The matters were timing, and what Auckland could contribute to the cost. “And with a regional fuel tax, we can contribute, over a 10-year period something between $1.2-and-$1.5 billion. If we did not have the regional fuel tax, we would have to put rates up by probably around 15%, which would be totally unsustainable,” Goff said.
“Or we would have to introduce a congestion tax which I think in London at the moment is running at $21 a day. The regional fuel tax is, on average, probably $2.60 a week for the average motorist. That is absolutely sustainable.”
Asked whether he was saying that the council would be stumping up $1.2bn of the expected $5bn cost for light rail projects talked about for Auckland, Goff said: “Light rail from memory to the airport will be something between…$2.5-$2.8bn, and to the West it will probably be maybe…$300 million more than the alternative cost of a busway.”
Ardern said the ATAP process would be used to have these ongoing funding split discussions. “We’ve acknowledged the role that central government needs to play, but it comes on both sides,” she said. The discussion Thursday was around what Council could do to make sure it finds efficiencies to be in a position to fund projects to a greater degree to what it’s able to.
“We’ve talked also about the mechanisms we can offer. We’ve always acknowledged that Auckland should have some skin in the game, and that Aucklanders know we have problems we need to resolve. The regional fuel tax allows us to do that, and that’s a mechanism we’d be happy to offer to Council to enable them to deliver these projects,” Ardern said.
Value uplift tax
Goff was also asked whether council could charge targeted rates on value uplift capture around the new transport projects to help fund them. “That’s a concept that I think really needs to be explored,” he said.
“Sometimes when the ratepayer and the taxpayer put in new infrastructure, it creates a massive uplift in the value of properties [around that infrastructure]. And I think in principal it’s fair…if you’re getting a massive uplift in the value of your property that you make a contribution to the infrastructure that lets that happen.”
Goff said he’d talked about the measure in London. “It is quite a complex area, but it’s an area that I think both government and council are committed to exploring.”
It wasn’t something council could bring in immediately. “If you’re going to do it, you would need to do it right, so that it was equitable, and that it was done well. But it’s a concept that certainly should be followed through on by council,” Goff said.
He said he thought there was general agreement across the political spectrum that, “if you get a windfall profit, then you should be contributing some of that towards the cost of the infrastructure that enabled that to happen.”
See this note from Motu on value uplift tax - AKA value capture or betterment tax. It relates to the uplift in land values that can result after a new public infrastructure work is put in which benefits that land.

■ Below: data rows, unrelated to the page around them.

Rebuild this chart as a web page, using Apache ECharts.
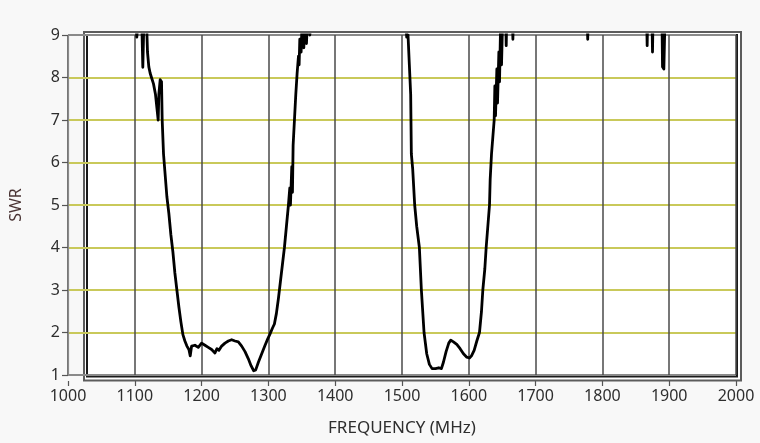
<!DOCTYPE html>
<html>
<head>
<meta charset="utf-8">
<script src="https://cdn.jsdelivr.net/npm/echarts@6/dist/echarts.min.js"></script>
<style>
html,body{margin:0;padding:0;background:#f8f8f8;}
#chart{width:760px;height:443px;}
</style>
</head>
<body>
<div id="chart"></div>
<script>
// Frequency (MHz) and SWR samples; values above 9 run off the top of the plot.
var freq = [1030,1100,1103,1106,1110,1112,1113,1114,1117,1119,1121,1123,1125,1128,1131,1133,1135,1136,1138,1140,1141,1143,1145,1148,1151,1154,1157,1160,1163,1166,1169,1172,1175,1178,1181,1183,1185,1190,1195,1200,1205,1210,1215,1220,1223,1226,1230,1235,1240,1245,1250,1255,1260,1265,1270,1274,1278,1281,1285,1290,1295,1299,1302,1306,1309,1312,1315,1318,1321,1324,1327,1330,1332,1333,1335,1336,1337,1339,1341,1343,1345,1346,1347,1349,1351,1353,1355,1357,1359,1362,1365,
  1490,1505,1507,1509,1511,1513,1514,1516,1519,1522,1526,1529,1533,1537,1541,1545,1550,1555,1559,1562,1566,1570,1573,1577,1582,1587,1592,1597,1601,1604,1608,1612,1616,1619,1621,1624,1626,1629,1631,1632,1634,1636,1638,1639,1640,1642,1643,1645,1646,1648,1649,1651,
  1655,1656,1657,1665,1666,1667,1777,1778,1779,1866,1867,1868,1874,1875,1876,1889,1890,1892,1894,2005];
var swr = [9.6,9.6,8.95,9.6,9.6,8.24,8.24,9.6,9.6,8.6,8.25,8.1,8.0,7.85,7.6,7.3,7.0,7.6,7.95,7.9,7.0,6.2,5.8,5.2,4.8,4.3,3.9,3.4,3.0,2.6,2.25,1.95,1.8,1.68,1.6,1.45,1.68,1.7,1.65,1.75,1.7,1.65,1.6,1.52,1.62,1.58,1.68,1.75,1.8,1.83,1.8,1.78,1.68,1.55,1.38,1.22,1.1,1.12,1.3,1.5,1.7,1.85,1.95,2.1,2.2,2.45,2.8,3.2,3.6,4.0,4.5,5.0,5.4,5.0,5.9,5.3,6.4,7.0,7.6,8.1,8.5,8.3,8.9,8.6,9.6,8.7,9.6,8.8,9.6,9.0,9.6,
  9.6,9.6,8.95,9.0,8.3,7.6,6.2,5.85,5.0,4.5,4.0,3.0,2.0,1.5,1.25,1.15,1.15,1.17,1.15,1.3,1.55,1.75,1.82,1.78,1.72,1.62,1.5,1.42,1.4,1.45,1.58,1.8,2.0,2.5,3.0,3.5,4.0,4.6,5.0,5.6,6.2,6.6,7.0,7.8,7.1,8.2,7.4,8.6,7.9,9.6,8.3,9.6,
  9.6,8.75,9.6,9.6,8.9,9.6,9.6,8.9,9.6,9.6,8.75,9.6,9.6,8.6,9.6,9.6,8.25,8.2,9.6,9.6];
var xTicks = {min:1000, max:2000, step:100};
var yTicks = {min:1, max:9, step:1};

var data = freq.map(function(f,i){return [f, swr[i]];});
var font = 'Noto Sans';
var txt = '#2e2e2e';

var chart = echarts.init(document.getElementById('chart'), null, {renderer:'canvas'});
chart.setOption({
  backgroundColor:'#f8f8f8',
  animation:false,
  grid:[
    {left:65, right:24, top:35, bottom:68, show:false, containLabel:false},
    {left:84, right:19, top:32, bottom:62.5, show:true, backgroundColor:'#ffffff', borderColor:'#5c5c5c', borderWidth:2},
    {left:87, right:23, top:35, bottom:66.5, show:true, backgroundColor:'transparent', borderColor:'#1a1a1a', borderWidth:2}
  ],
  xAxis:[
    {gridIndex:0, type:'value', min:xTicks.min, max:xTicks.max, interval:xTicks.step, offset:6,
     name:'FREQUENCY (MHz)', nameLocation:'middle', nameGap:39,
     nameTextStyle:{fontFamily:font, fontSize:17, color:txt},
     axisLine:{show:false},
     axisTick:{show:true, length:5, lineStyle:{color:'#555', width:1.2}},
     axisLabel:{fontFamily:font, fontSize:16, color:txt, margin:7, formatter:function(v){return String(v);}},
     splitLine:{show:true, lineStyle:{color:'#4a4a4a', width:1.5}}},
    {gridIndex:1, type:'value', show:false},
    {gridIndex:2, type:'value', show:false}
  ],
  yAxis:[
    {gridIndex:0, type:'value', min:yTicks.min, max:yTicks.max, interval:yTicks.step,
     name:'SWR', nameLocation:'middle', nameGap:44, nameRotate:90,
     nameTextStyle:{fontFamily:font, fontSize:16, color:'#4a3434'},
     axisLine:{show:true, lineStyle:{color:'#8a8a8a', width:1.2}},
     axisTick:{show:true, length:6, lineStyle:{color:'#555', width:1.2}},
     axisLabel:{fontFamily:font, fontSize:16, color:txt, margin:8},
     splitLine:{show:true, lineStyle:{color:['#8a8a8a','#c9c95a','#c9c95a','#c9c95a','#c9c95a','#c9c95a','#c9c95a','#c9c95a','#8a8a8a'], width:2}}},
    {gridIndex:1, type:'value', show:false},
    {gridIndex:2, type:'value', show:false}
  ],
  series:[
    {type:'line', xAxisIndex:0, yAxisIndex:0, data:data, showSymbol:false, symbol:'none', clip:true, z:5,
     lineStyle:{color:'#000000', width:2.8, join:'round'}}
  ]
});
</script>
</body>
</html>
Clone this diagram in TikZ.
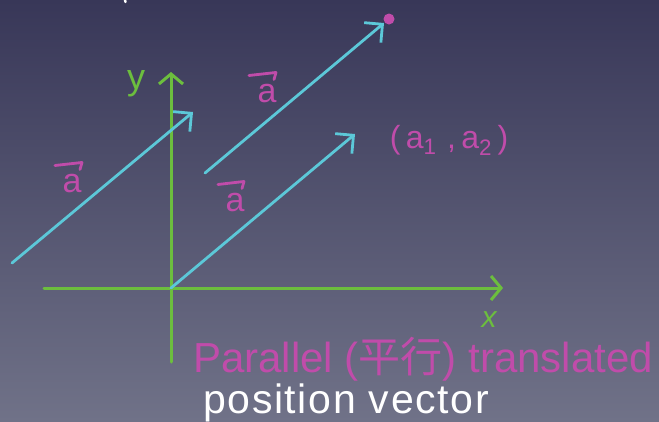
\documentclass[tikz,border=0pt]{standalone}
\usepackage{fontspec}
\setmainfont{Liberation Sans}
\newfontfamily\cjk{Noto Sans CJK SC}
\newfontfamily\spacedfont[LetterSpace=4]{Liberation Sans}
\usetikzlibrary{arrows.meta}
\definecolor{axgreen}{RGB}{108,190,62}
\definecolor{veccyan}{RGB}{92,200,216}
\definecolor{mag}{RGB}{192,76,170}
\definecolor{bgtop}{RGB}{56,55,88}
\definecolor{bgbot}{RGB}{112,114,136}
\tikzset{
  axis/.style={draw=axgreen, line width=3pt, line cap=round, -{Straight Barb[length=10pt,width=24pt,line width=3pt]}},
  vecline/.style={draw=veccyan, line width=2.8pt, line cap=round, -{Straight Barb[length=13pt,width=26pt,line width=2.8pt]}},
  vlab/.style={text=mag, font=\fontsize{34}{34}\selectfont, inner sep=0pt},
  vbar/.style={draw=mag, line width=2.8pt, line cap=round, line join=round},
  axlab/.style={text=axgreen, font=\fontsize{36}{36}\selectfont, inner sep=0pt},
}
\begin{document}
\begin{tikzpicture}[x=1pt,y=-1pt]
\useasboundingbox (0,0) rectangle (659,421);
\shade[top color=bgtop, bottom color=bgbot] (0,0) rectangle (659,421);
% fragment at top
\draw[white, line width=2.5pt, line cap=round] (125,0) -- (125.5,2);
% axes
\coordinate (O) at (171,288);
\coordinate (xl) at (44,288);
\coordinate (xr) at (503,288);
\coordinate (yb) at (171,362);
\coordinate (yt) at (171,72);
\draw[axis] (xl) -- (xr);
\draw[axis] (yb) -- (yt);
\node[axlab] (ylab) at (136,84) {y};
\node[axlab, font=\fontsize{30}{30}\selectfont\itshape] (xlab) at (489,320) {x};
% vectors
\coordinate (p1s) at (12,263);
\coordinate (p1e) at (193,112);
\coordinate (p2s) at (205,173);
\coordinate (p2e) at (384,23);
\coordinate (p3e) at (355,134);
\draw[vecline] (p1s) -- (p1e);
\draw[vecline] (p2s) -- (p2e);
\draw[vecline] (O) -- (p3e);
\node[circle, fill=mag, inner sep=0pt, minimum size=11pt] (dot) at (389,19) {};
% vector labels
\node[vlab] (la1) at (72,184) {a};
\draw[vbar] ([shift={(-17,-9)}]la1.north) -- ([shift={(10,-12)}]la1.north) -- ([shift={(8,-5)}]la1.north);
\node[vlab] (la2) at (267,94) {a};
\draw[vbar] ([shift={(-18,-9)}]la2.north) -- ([shift={(9,-12)}]la2.north) -- ([shift={(7,-5)}]la2.north);
\node[vlab] (la3) at (235,203) {a};
\draw[vbar] ([shift={(-17,-9)}]la3.north) -- ([shift={(9,-12)}]la3.north) -- ([shift={(7,-5)}]la3.north);
% point label
\node[text=mag, font=\fontsize{32}{32}\selectfont, inner sep=0pt] (pt) at (449,140) {(\,a\textsubscript{1}\,\,,\,a\textsubscript{2}\,)};
% captions
\node[text=mag, font=\fontsize{42}{42}\selectfont, inner sep=0pt, anchor=base west] (cap1) at (193,372) {Parallel ({\cjk 平行}) translated};
\node[text=white, font=\spacedfont\fontsize{41}{41}\selectfont, inner sep=0pt, anchor=base west] (cap2) at (203,413) {position vector};
\end{tikzpicture}
\end{document}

The idea is that those land-owners who benefit from the value uplift from the project - hence standing to profit from it - contribute to helping repay the initial funding for the project.
For example, in Auckland, the inner city rail-loop would have been a prime contender with the value of land near new stations set to rise. I touch upon it in my column earlier this year regarding the government's Auckland infrastructure Mexican stand-offs.
Here's a section of my interview with Productivity Commission chair Murray Sherwin back in March, following the Commission's report on New Zealand's urban planning system, in which it recommends use of value capture tax.
One potential revenue source for councils is the imposition of value uplift taxes. Take an example of any unserviced block of land. Add three-waters and roads, and the value of that land jumps because it’s now usable for dense development.
“So why shouldn’t the council that’s funding the infrastructure claim a slice of that to fund the cost of that infrastructure?” Sherwin asked.
Another example of where value capture tax could work in Auckland is the inevitable rise in values of properties close to new city rail link stations. Could Council target these properties? “Absolutely.”
Melbourne has done this quite nicely with a graduated tax on properties that are near one of their inner city rail loops, Sherwin said.
“Property values went up, the marketability and the rents in those properties went up, so the council gets a part of that to help fund the infrastructure.”